The one thing I can't quite fathom in all of this is the idea that thousands upon thousands of people loudly expressing their hatred for a single person week after week FOR YEARS is ok because "it's not really racism" or "only some of us were racists".

FFS the problem with racism is the irrational and unrelenting hatred that it describes.

The booing of Goodes wasn't just for a short period in response to various indiscretions. It went on and on, every possession, match after match, year after year.

10s of thousands of people spitting their venom at one man. Not an act. A person.

With the pathetic, childish justifications. "I didn't like the way he staged" 5 ******* years ago. "I didn't like the way he slid". Twice. Years ago. "I didn't like his divisive AOTY speech". Read it. It wasn't divisive. And grow the **** up whilst you're at it.

Even if the booing wasn't racist, and it was, it was still mob hate directed at a single man whose "crimes" didn't go close to justifying such hate and was merely going about his craft and his life the best way he knew how.

So if you were one of those booing, and want to deny you were being racist, well fine. Just know this. You were the person in the crowd who participated in mob hate. Who had neither the intellect nor the moral fibre to go a different way. History is littered with examples of mob hate. You're one of those.

People have the right to cheer for who the want to cheer and boo who they want to boo. Football is a lot like pro wrestling, you've got your fan favourites and players you hate. People can't handle and accept the fact that that Number 37 of Sydney was hated by a section of fans because of his negative acts on the field resorting to thug acts while his genuine skill was diminishing because of age/injury (2007 - onward). He was no angel, the same reason why people can't stand Hodge or Lewis at Hawthorn. Lets lump those fans with the minority and call them racist too.............. :eek::eek::eek:.
 
People have the right to cheer for who the want to cheer and boo who they want to boo. Football is a lot like pro wrestling, you've got your fan favourites and players you hate. People can't handle and accept the fact that that Number 37 of Sydney was hated by a section of fans because of his negative acts on the field resorting to thug acts while his genuine skill was diminishing because of age/injury (2007 - onward). He was no angel, the same reason why people can't stand Hodge or Lewis at Hawthorn. Lets lump those fans with the minority and call them racist too.............. :eek::eek::eek:.

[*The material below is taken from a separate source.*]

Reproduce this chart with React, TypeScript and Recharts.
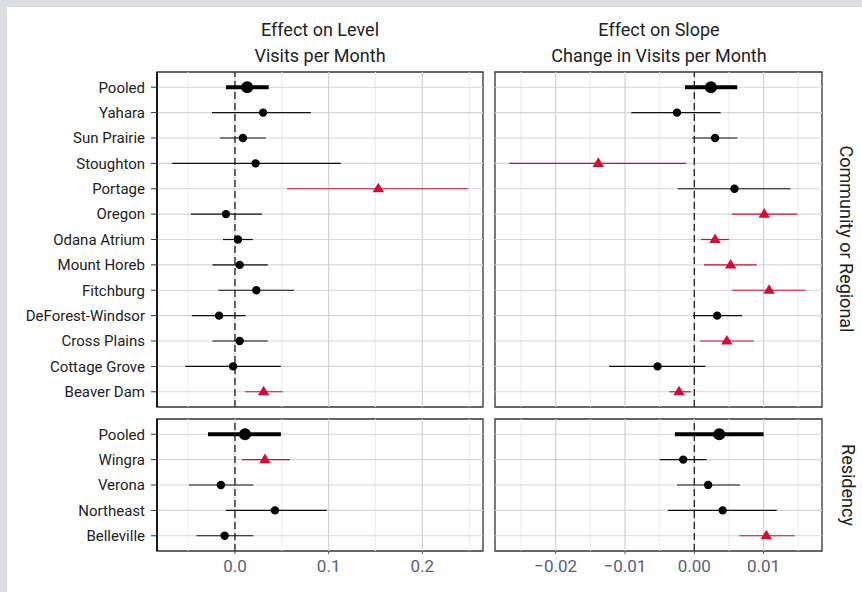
import React from "react"
import { ErrorBar, ReferenceArea, ReferenceLine, Scatter, ScatterChart, XAxis, YAxis } from "recharts"

const communityClinics = ["Pooled", "Yahara", "Sun Prairie", "Stoughton", "Portage", "Oregon", "Odana Atrium", "Mount Horeb", "Fitchburg", "DeForest-Windsor", "Cross Plains", "Cottage Grove", "Beaver Dam"]
const communityLevelEst = [0.013, 0.03, 0.0085, 0.022, 0.153, -0.0096, 0.0032, 0.005, 0.0228, -0.017, 0.005, -0.002, 0.0306]
const communityLevelLow = [-0.0096, -0.0245, -0.016, -0.067, 0.0555, -0.047, -0.0128, -0.024, -0.0178, -0.046, -0.024, -0.053, 0.0107]
const communityLevelHigh = [0.036, 0.081, 0.033, 0.113, 0.249, 0.0288, 0.019, 0.035, 0.063, 0.0114, 0.035, 0.049, 0.051]
const communitySlopeEst = [0.0024, -0.0025, 0.003, -0.01385, 0.0058, 0.0101, 0.003, 0.00525, 0.0108, 0.0033, 0.0047, -0.0053, -0.0022]
const communitySlopeLow = [-0.00134, -0.0091, -0.0003, -0.0267, -0.0024, 0.0054, 0.00097, 0.0014, 0.0054, -0.0002, 0.0008, -0.0123, -0.0036]
const communitySlopeHigh = [0.0062, 0.0038, 0.0062, -0.00115, 0.0139, 0.01486, 0.005, 0.009, 0.0161, 0.0069, 0.0086, 0.0016, -0.0005]

const residencyClinics = ["Pooled", "Wingra", "Verona", "Northeast", "Belleville"]
const residencyLevelEst = [0.0107, 0.032, -0.015, 0.0427, -0.011]
const residencyLevelLow = [-0.0288, 0.0075, -0.049, -0.0096, -0.041]
const residencyLevelHigh = [0.049, 0.0587, 0.0196, 0.098, 0.0196]
const residencySlopeEst = [0.0036, -0.0016, 0.002, 0.0041, 0.0104]
const residencySlopeLow = [-0.0028, -0.005, -0.0025, -0.0038, 0.0065]
const residencySlopeHigh = [0.01, 0.0018, 0.0066, 0.0119, 0.0145]

const levelTicks = [0, 0.1, 0.2]
const levelMinor = [-0.05, 0.05, 0.15, 0.25]
const slopeTicks = [-0.02, -0.01, 0, 0.01]
const slopeMinor = [-0.025, -0.015, -0.005, 0.005, 0.015]

const LEVEL_DOMAIN: [number, number] = [-0.0832, 0.2647]
const SLOPE_DOMAIN: [number, number] = [-0.02876, 0.01843]

const RED = "#cf1036"
const FONT = "Roboto, 'Noto Sans', sans-serif"

type Row = { x: number; y: number; err: [number, number]; kind: string }

function buildRows(est: number[], low: number[], high: number[]): Row[] {
  return est.map((e, i) => ({
    x: e,
    y: i + 1,
    err: [e - low[i], high[i] - e],
    kind: i === 0 ? "pooled" : low[i] > 0 || high[i] < 0 ? "sig" : "ns",
  }))
}

const Mark = (props: any) => {
  const { cx, cy, payload } = props
  if (cx == null || cy == null) return null
  if (payload.kind === "sig") {
    return <polygon points={`${cx},${cy - 6} ${cx - 5.8},${cy + 3.6} ${cx + 5.8},${cy + 3.6}`} fill={RED} />
  }
  return <circle cx={cx} cy={cy} r={payload.kind === "pooled" ? 6 : 4.2} fill="#000" />
}

function Panel(props: {
  rows: Row[]
  labels: string[]
  domain: [number, number]
  ticks: number[]
  minor: number[]
  fmt: (v: number) => string
  showY: boolean
  showX: boolean
  left: number
  top: number
  plotW: number
  plotH: number
}) {
  const { rows, labels, domain, ticks, minor, fmt, showY, showX, left, top, plotW, plotH } = props
  const yw = showY ? 157 : 0
  const xh = showX ? 40 : 0
  const pad = 5
  const n = labels.length
  const yDomain: [number, number] = [0.4, n + 0.6]
  const rowIdx = labels.map((_, i) => i + 1)
  const series = [
    { kind: "ns", stroke: "#111", width: 1.2 },
    { kind: "sig", stroke: RED, width: 1.2 },
    { kind: "pooled", stroke: "#000", width: 3.8 },
  ]
  return (
    <div style={{ position: "absolute", left: left - yw - pad, top: top - pad }}>
      <ScatterChart
        width={yw + plotW + 2 * pad}
        height={plotH + xh + 2 * pad}
        margin={{ top: pad, right: pad, bottom: pad, left: pad }}
      >
        <XAxis
          type="number"
          dataKey="x"
          domain={domain}
          allowDataOverflow
          ticks={ticks}
          interval={0}
          hide={!showX}
          height={xh}
          tickFormatter={fmt}
          axisLine={false}
          tickLine={{ stroke: "#555" }}
          tickSize={3}
          tickMargin={6}
          tick={{ fill: "#58607c", fontSize: 17, fontFamily: FONT }}
        />
        <YAxis
          type="number"
          dataKey="y"
          domain={yDomain}
          allowDataOverflow
          reversed
          ticks={rowIdx}
          interval={0}
          hide={!showY}
          width={yw}
          tickFormatter={(v: number) => labels[v - 1] ?? ""}
          axisLine={{ stroke: "#000", strokeWidth: 1.6 }}
          tickLine={{ stroke: "#333" }}
          tickSize={6}
          tickMargin={6}
          tick={{ fill: "#222", fontSize: 15, fontFamily: FONT }}
        />
        {minor.map((v) => (
          <ReferenceLine key={"m" + v} x={v} stroke="#ececec" strokeWidth={1} />
        ))}
        {ticks.map((v) => (
          <ReferenceLine key={"t" + v} x={v} stroke="#d2d2d2" strokeWidth={1.2} />
        ))}
        {rowIdx.map((v) => (
          <ReferenceLine key={"r" + v} y={v} stroke="#d6d6d6" strokeWidth={1.2} />
        ))}
        <ReferenceLine x={0} stroke="#111" strokeWidth={1.2} strokeDasharray="7 4" />
        {series.map((s) => (
          <Scatter
            key={s.kind}
            data={rows.filter((r) => r.kind === s.kind)}
            shape={Mark}
            isAnimationActive={false}
          >
            <ErrorBar dataKey="err" direction="x" width={0} stroke={s.stroke} strokeWidth={s.width} isAnimationActive={false} />
          </Scatter>
        ))}
        <ReferenceArea x1={domain[0]} x2={domain[1]} y1={yDomain[0]} y2={yDomain[1]} fill="none" stroke="#333" strokeWidth={1.3} fillOpacity={0} />
      </ScatterChart>
    </div>
  )
}

const fmtLevel = (v: number) => v.toFixed(1)
const fmtSlope = (v: number) => v.toFixed(2).replace("-", "\u2212")

export default function App() {
  const cLevel = buildRows(communityLevelEst, communityLevelLow, communityLevelHigh)
  const cSlope = buildRows(communitySlopeEst, communitySlopeLow, communitySlopeHigh)
  const rLevel = buildRows(residencyLevelEst, residencyLevelLow, residencyLevelHigh)
  const rSlope = buildRows(residencySlopeEst, residencySlopeLow, residencySlopeHigh)

  const titleStyle: React.CSSProperties = {
    position: "absolute",
    width: 340,
    textAlign: "center",
    fontFamily: FONT,
    fontSize: 18,
    color: "#222",
    lineHeight: "26px",
  }
  const stripStyle: React.CSSProperties = {
    position: "absolute",
    width: 300,
    textAlign: "center",
    fontFamily: FONT,
    fontSize: 18,
    color: "#222",
    transform: "rotate(90deg)",
    transformOrigin: "center center",
    lineHeight: "20px",
  }

  return (
    <div style={{ position: "absolute", left: 0, top: 0, width: 862, height: 592, background: "#dcdde0", overflow: "hidden" }}>
      <div style={{ position: "absolute", left: 7, top: 7, right: 0, bottom: 0, background: "#fff" }} />
      <div style={{ ...titleStyle, left: 320 - 170, top: 17 }}>
        Effect on Level
        <br />
        Visits per Month
      </div>
      <div style={{ ...titleStyle, left: 659 - 170, top: 17 }}>
        Effect on Slope
        <br />
        Change in Visits per Month
      </div>
      <Panel rows={cLevel} labels={communityClinics} domain={LEVEL_DOMAIN} ticks={levelTicks} minor={levelMinor} fmt={fmtLevel} showY showX={false} left={157} top={72} plotW={326} plotH={335} />
      <Panel rows={cSlope} labels={communityClinics} domain={SLOPE_DOMAIN} ticks={slopeTicks} minor={slopeMinor} fmt={fmtSlope} showY={false} showX={false} left={495} top={72} plotW={327} plotH={335} />
      <Panel rows={rLevel} labels={residencyClinics} domain={LEVEL_DOMAIN} ticks={levelTicks} minor={levelMinor} fmt={fmtLevel} showY showX left={157} top={419} plotW={326} plotH={132} />
      <Panel rows={rSlope} labels={residencyClinics} domain={SLOPE_DOMAIN} ticks={slopeTicks} minor={slopeMinor} fmt={fmtSlope} showY={false} showX left={495} top={419} plotW={327} plotH={132} />
      <div style={{ ...stripStyle, left: 846 - 150, top: 239 - 10 }}>Community or Regional</div>
      <div style={{ ...stripStyle, left: 848 - 150, top: 485 - 10 }}>Residency</div>
    </div>
  )
}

Here we go again; people hate their actions held up to them and reflected to them

This forum is about a racist act - why does it keep going back to having a go at the person it is directed...Goodes did a lot of great stuff. Realise you do not care about the double standards

I know o

Yep racists hate being called racist; very precious, want to be racist without being called out- sad really. You can justify however you want but it says more about you than it does than Goodes
 
People have the right to cheer for who the want to cheer and boo who they want to boo. Football is a lot like pro wrestling, you've got your fan favourites and players you hate. People can't handle and accept the fact that that Number 37 of Sydney was hated by a section of fans because of his negative acts on the field resorting to thug acts while his genuine skill was diminishing because of age/injury (2007 - onward). He was no angel, the same reason why people can't stand Hodge or Lewis at Hawthorn. Lets lump those fans with the minority and call them racist too.............. :eek::eek::eek:.

Look booing is OK, unless too many people boo. However, too many people booing is OK if you committed a dog act on the day. However if too many people boo every game after, it is then not OK. However too many people booing every week when you have not committed any dog acts can still be OK if you are Lindsay Thomas, just not Adam Goodes. Get it?